David Hall is working with the Kibera YMCA on a campaign to build eight new classrooms at the elementary school, which is located in the Kibera slum outside Nairobi. An estimated one million people, including 50,000 AIDS orphans, currently live in a cramped area of 2.5 square kilometres and most have little or no access to basic necessities, such as electricity, toilets, sewage disposal and clean drinking water.
The Kibera Y was first established as a vocational school in 1983. Today, it has preschool classes, primary Grades 1 to 7 and tailoring lessons for older students (Grade 8 is to be added next year). The school also runs free meal programs for its 200 students, many of whom are AIDS orphans or come from single-parent families, often headed by women. By offering child care and school programs, the hope is that single mothers will be able to find some work during the day.
Hall went to Kenya last July to volunteer with School for All, an Ottawa-based humanitarian organization that provides teacher training in refugee camps and other places where displaced people are living.After visiting the Kibera Y school, he worked with staff to hammer out a three-year plan before returning home to get the ball rolling."My job was to come back and match that plan with a fundraising plan," he said.
The first step is improving the school's basic infrastructure by upgrading sanitation facilities, refurbishing current school buildings and ensuring students have access to clean water. Hall said taking these steps should help the school get certified, which means the Kenyan government will pay for its teachers, and graduates would be eligible for high school.
"The young people will maybe have a chance to get out of the slums, hopefully, and even go to university," Hall said.
The second step will be raising money to build eight new classrooms and subsidize school fees, meal programs and uniforms for the students.
Hall said individuals and groups can make tax-deductible donations and he's also looking for nine groups to sponsor a classroom, at a cost of $10,000 apiece. Woodroffe High School has already agreed to participate and Hall said he's hoping other schools will get involved.
The plan is to build four new classrooms in 2012 and another four the year after, by which time the school will have doubled its population.

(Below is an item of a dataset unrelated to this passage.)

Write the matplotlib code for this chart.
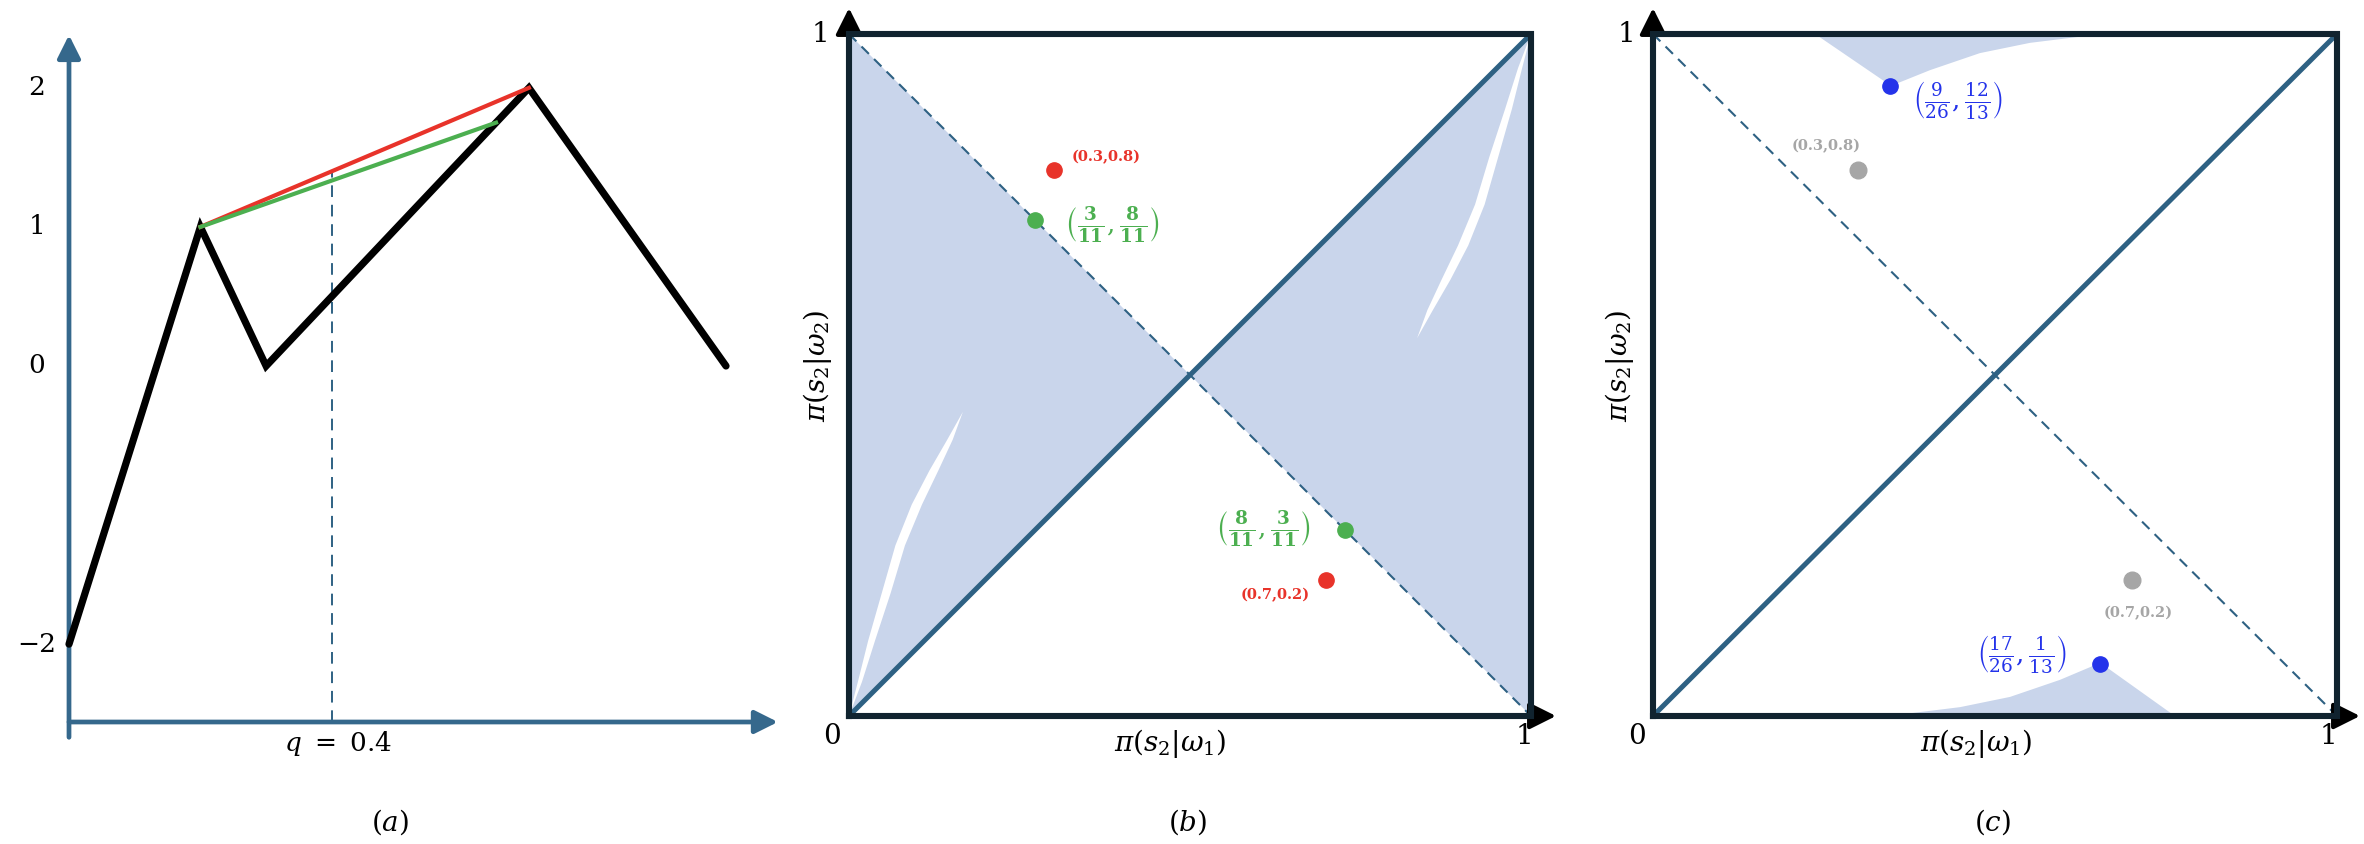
import matplotlib
matplotlib.use("Agg")
import matplotlib.pyplot as plt

plt.rcParams['font.family'] = 'DejaVu Serif'
plt.rcParams['mathtext.fontset'] = 'dejavuserif'

# panel (a): value of the game against belief q
payoff_q = [0.0, 0.2, 0.3, 0.7, 1.0]
payoff_v = [-2, 1, 0, 2, 0]
red_q = [0.2, 0.7]
red_v = [1, 2]
green_q = [0.2, 0.65]
green_v = [1, 1.75]
q_mark = 0.4
q_mark_top = 1.4
a_ticks = [2, 1, 0, -2]
a_tick_labels = ['2', '1', '0', '\u22122']

# panel (b)
b_red_x = [0.3, 0.7]
b_red_y = [0.8, 0.2]
b_green_x = [3 / 11, 8 / 11]
b_green_y = [8 / 11, 3 / 11]
# white slivers inside the shaded triangles
sliver_lo_x = [0.0, 0.013, 0.028, 0.048, 0.068, 0.092, 0.118, 0.144, 0.167,
               0.152, 0.131, 0.107, 0.082, 0.061, 0.038, 0.019, 0.0]
sliver_lo_y = [0.0, 0.050, 0.110, 0.180, 0.250, 0.310, 0.360, 0.405, 0.446,
               0.405, 0.360, 0.310, 0.250, 0.180, 0.110, 0.050, 0.0]
sliver_hi_x = [1.0, 0.987, 0.972, 0.952, 0.932, 0.908, 0.882, 0.856, 0.833,
               0.848, 0.869, 0.893, 0.918, 0.939, 0.962, 0.981, 1.0]
sliver_hi_y = [1.0, 0.950, 0.890, 0.820, 0.750, 0.690, 0.640, 0.595, 0.554,
               0.595, 0.640, 0.690, 0.750, 0.820, 0.890, 0.950, 1.0]

# panel (c)
c_grey_x = [0.3, 0.7]
c_grey_y = [0.8, 0.2]
c_blue_x = [9 / 26, 17 / 26]
c_blue_y = [12 / 13, 1 / 13]
c_top_x = [0.237, 0.348, 0.405, 0.478, 0.551, 0.624, 0.700]
c_top_y = [1.0, 0.924, 0.947, 0.972, 0.987, 0.996, 1.0]
c_bot_x = [0.763, 0.654, 0.595, 0.522, 0.449, 0.376, 0.300]
c_bot_y = [0.0, 0.078, 0.053, 0.028, 0.013, 0.004, 0.0]

W, H = 2364, 844
AX_BLUE = '#35688c'
LINE_BLUE = '#2e6183'
BORDER = '#10232f'
FILL = '#c9d5eb'
RED = '#e8332a'
GREEN = '#4caf50'
BLUE = '#2433ea'
GREY = '#a6a6a6'


def fx(px):
    return px / W


def fy(py):
    return 1 - py / H


def box(left, top, right, bottom):
    return [fx(left), fy(bottom), (right - left) / W, (bottom - top) / H]


fig = plt.figure(figsize=(W / 100, H / 100), dpi=100)

# ---------------- (a) ----------------
ax = fig.add_axes(box(69, 35, 726, 722))
ax.set_xlim(0, 1)
ax.set_ylim(-2.56, 2.38)
ax.axis('off')
arrow_kw = dict(arrowstyle='-|>,head_length=0.7,head_width=0.35', color=AX_BLUE,
                lw=3.4, mutation_scale=20, shrinkA=0, shrinkB=0)
ax.annotate('', xy=(0, 2.38), xytext=(0, -2.67), arrowprops=arrow_kw,
            annotation_clip=False)
ax.annotate('', xy=(1.079, -2.56), xytext=(0, -2.56), arrowprops=arrow_kw,
            annotation_clip=False)
ax.plot([q_mark, q_mark], [-2.56, q_mark_top], color=LINE_BLUE, lw=1.4,
        dashes=(6, 4), clip_on=False)
ax.plot(payoff_q, payoff_v, color='black', lw=5.2, solid_joinstyle='miter',
        solid_capstyle='round', clip_on=False, zorder=3)
ax.plot(red_q, red_v, color=RED, lw=3.0, clip_on=False, zorder=4)
ax.plot(green_q, green_v, color=GREEN, lw=3.0, clip_on=False, zorder=4)
for t, lab in zip(a_ticks, a_tick_labels):
    ax.text(-0.049, t, lab, ha='center', va='center', fontsize=19)
fig.text(fx(338), fy(744), r'$q\ =\ 0.4$', ha='center', va='center', fontsize=19)
fig.text(fx(390), fy(822), r'$(a)$', ha='center', va='center', fontsize=20)


def unit_square(axis, left, right, tip_x_px):
    axis.set_xlim(0, 1)
    axis.set_ylim(0, 1)
    axis.axis('off')
    axis.plot([0, 1], [0, 1], color=LINE_BLUE, lw=3.6, zorder=3)
    axis.plot([0, 1], [1, 0], color=LINE_BLUE, lw=1.5, dashes=(5, 3.5), zorder=3)
    axis.plot([0, 1, 1, 0, 0], [0, 0, 1, 1, 0], color=BORDER, lw=4.4,
              solid_joinstyle='miter', clip_on=False, zorder=5)
    kw = dict(arrowstyle='-|>,head_length=0.8,head_width=0.4', color='black',
              lw=3, mutation_scale=20, shrinkA=0, shrinkB=0)
    axis.annotate('', xy=(0, (716 - 8) / 682), xytext=(0, 0.9), arrowprops=kw,
                  annotation_clip=False)
    axis.annotate('', xy=((tip_x_px - left) / (right - left), 0), xytext=(0.9, 0),
                  arrowprops=kw, annotation_clip=False)


FRAC = 19

# ---------------- (b) ----------------
bx = fig.add_axes(box(849, 34, 1531, 716))
bx.fill([0, 0, 0.5], [0, 1, 0.5], color=FILL, lw=0, zorder=1)
bx.fill([1, 1, 0.5], [0, 1, 0.5], color=FILL, lw=0, zorder=1)
bx.fill(sliver_lo_x, sliver_lo_y, color='white', lw=0, zorder=2)
bx.fill(sliver_hi_x, sliver_hi_y, color='white', lw=0, zorder=2)
unit_square(bx, 849, 1531, 1556)
bx.plot(b_red_x, b_red_y, 'o', color=RED, ms=11, zorder=6)
bx.plot(b_green_x, b_green_y, 'o', color=GREEN, ms=11, zorder=6)
bx.text(0.327, 0.82, '(0.3,0.8)', color=RED, fontsize=10.5, fontweight='bold',
        ha='left', va='center')
bx.text(0.625, 0.177, '(0.7,0.2)', color=RED, fontsize=10.5, fontweight='bold',
        ha='center', va='center')
bx.text(0.315, 0.718, r'$\left(\frac{\mathbf{3}}{\mathbf{11}},\frac{\mathbf{8}}{\mathbf{11}}\right)$',
        color=GREEN, fontsize=FRAC, ha='left', va='center')
bx.text(0.677, 0.273, r'$\left(\frac{\mathbf{8}}{\mathbf{11}},\frac{\mathbf{3}}{\mathbf{11}}\right)$',
        color=GREEN, fontsize=FRAC, ha='right', va='center')
fig.text(fx(1170), fy(743), r'$\pi(s_2|\omega_1)$', ha='center', va='center', fontsize=20)
fig.text(fx(817), fy(366), r'$\pi(s_2|\omega_2)$', ha='center', va='center',
         fontsize=20, rotation=90)
fig.text(fx(832), fy(737), '0', ha='center', va='center', fontsize=20)
fig.text(fx(1524), fy(737), '1', ha='center', va='center', fontsize=20)
fig.text(fx(820), fy(34), '1', ha='center', va='center', fontsize=20)
fig.text(fx(1188), fy(822), r'$(b)$', ha='center', va='center', fontsize=20)

# ---------------- (c) ----------------
cx = fig.add_axes(box(1653, 34, 2337, 716))
cx.fill(c_top_x, c_top_y, color=FILL, lw=0, zorder=1)
cx.fill(c_bot_x, c_bot_y, color=FILL, lw=0, zorder=1)
unit_square(cx, 1653, 2337, 2360)
cx.plot(c_grey_x, c_grey_y, 'o', color=GREY, ms=12, zorder=6)
cx.plot(c_blue_x, c_blue_y, 'o', color=BLUE, ms=11, zorder=6)
cx.text(0.253, 0.836, '(0.3,0.8)', color=GREY, fontsize=10.5, fontweight='bold',
        ha='center', va='center')
cx.text(0.709, 0.151, '(0.7,0.2)', color=GREY, fontsize=10.5, fontweight='bold',
        ha='center', va='center')
cx.text(0.380, 0.903, r'$\left(\frac{9}{26},\frac{12}{13}\right)$',
        color=BLUE, fontsize=FRAC, ha='left', va='center')
cx.text(0.605, 0.091, r'$\left(\frac{17}{26},\frac{1}{13}\right)$',
        color=BLUE, fontsize=FRAC, ha='right', va='center')
fig.text(fx(1976), fy(743), r'$\pi(s_2|\omega_1)$', ha='center', va='center', fontsize=20)
fig.text(fx(1620), fy(366), r'$\pi(s_2|\omega_2)$', ha='center', va='center',
         fontsize=20, rotation=90)
fig.text(fx(1637), fy(737), '0', ha='center', va='center', fontsize=20)
fig.text(fx(2328), fy(737), '1', ha='center', va='center', fontsize=20)
fig.text(fx(1626), fy(34), '1', ha='center', va='center', fontsize=20)
fig.text(fx(1992), fy(822), r'$(c)$', ha='center', va='center', fontsize=20)

fig.savefig('out.png', dpi=100)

Once complete, Hall said the school will teach children during the day and be open to adults in the evening and on weekends to improve their job skills.

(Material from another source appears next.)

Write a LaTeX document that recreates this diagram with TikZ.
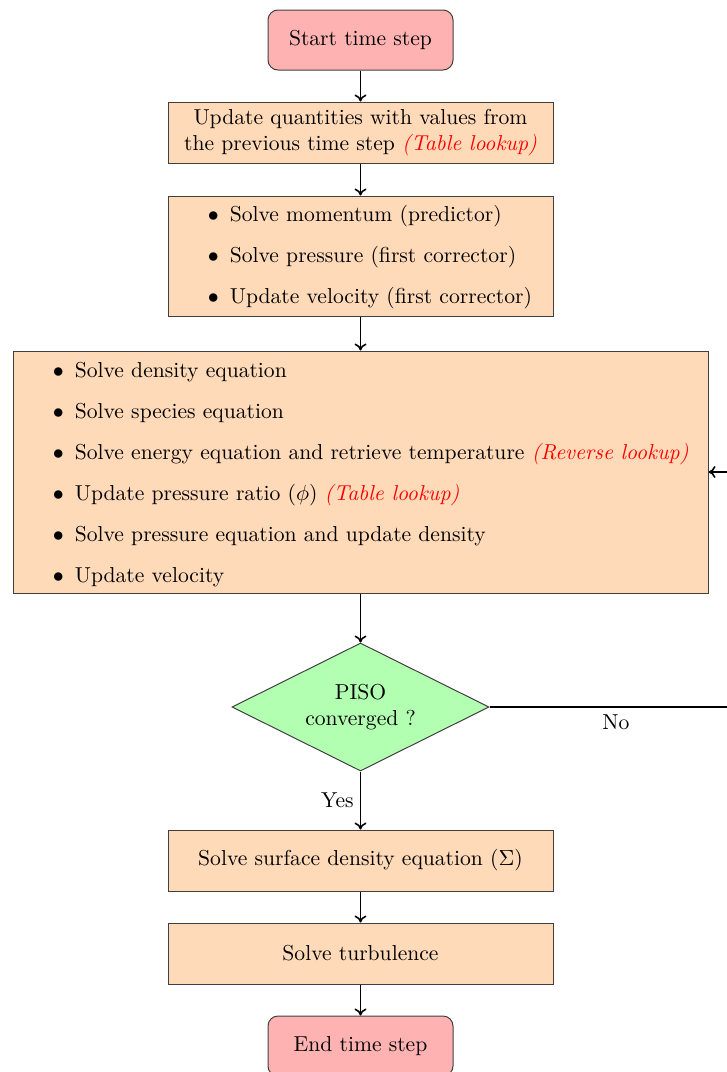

Hall, 72, retired from Laurentian High School about six years ago and says he inherited social activism from his own father.
He added the need in Kibera is overwhelming, but working on the school project makes him feel like he's making a difference.
"As a young person I thought I could change the world, but I realized the change in the world is one person, one family at a time and especially since my background is teaching, it has to be in giving children the opportunity to have a life that has some hope and some promise of a better world."